Reputation: 4179
We are trying to migrate database content (with a PHP script).
Content has been copied into a CMS and then written to the database. Content copied could be from any character encoding scheme (e.g. IS0-...-14) and any website.
The PHP CMS is UTF-8 so the character pasted into a textbox would be converted to UTF-8 when it was POSTed but then written to the database as Latin-1 (MSSQL db...db charset and query charset both latin-1).
We are desperately trying to think up how this could be reversed or if it is even possible (to get it so the character is fully UTF-8) in PHP.
If we can get the logic we can write an extension in C++ if PHP cant handle it (which it probably cant, mb_shite and iconv).

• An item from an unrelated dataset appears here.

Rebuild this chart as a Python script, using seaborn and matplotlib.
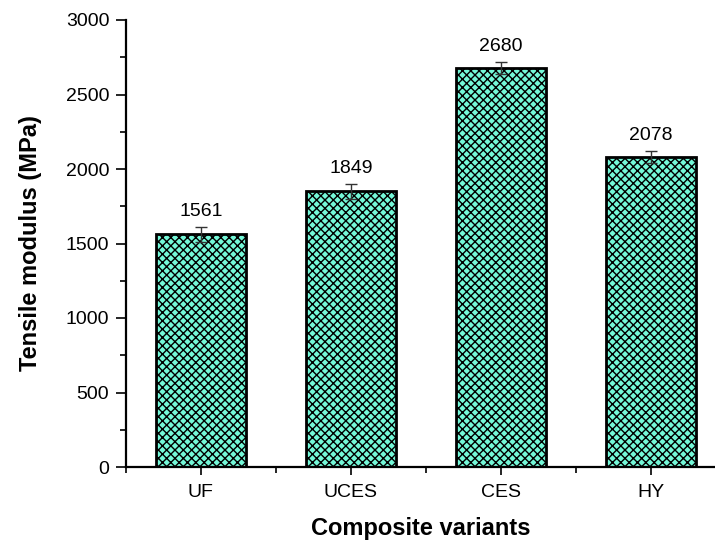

I keep getting lost in UTF-8 4 byte character streams (i.e. 0-127 is..ect).
Anybody got any ideas?
So far we have used PHP's ord() function to try and produce a Unicode/Acsii char ref for each char (I know ord returns ASCII but it prints character numbers over 128 which I thought was wierd if it is just meant to be ASCII, or maybe it repeats itself).
My thoughts are the latin1 will struggle to convert back to UTF-8 and will result in black diamond due to single byte char stream in Latin1 (ISO-...-1).
Upvotes: 0
Views: 5402
Reputation: 31641
If latin1
is an 8-bit clean encoding for your database (it is in MySQL, donno about MSSQL), then you don't need to do anything to reconstruct the utf-8 string. When you pull it out of your database into PHP you will get back the same bytes you put in, i.e. UTF-8.
If latin1
is not an 8-bit-clean encoding for your database then your strings are irretrievably broken. This means any characters which the database considered invalid were either dropped or replaced the moment you wrote your utf-8 string to the database. There isn't any way to recover from this.
Upvotes: 3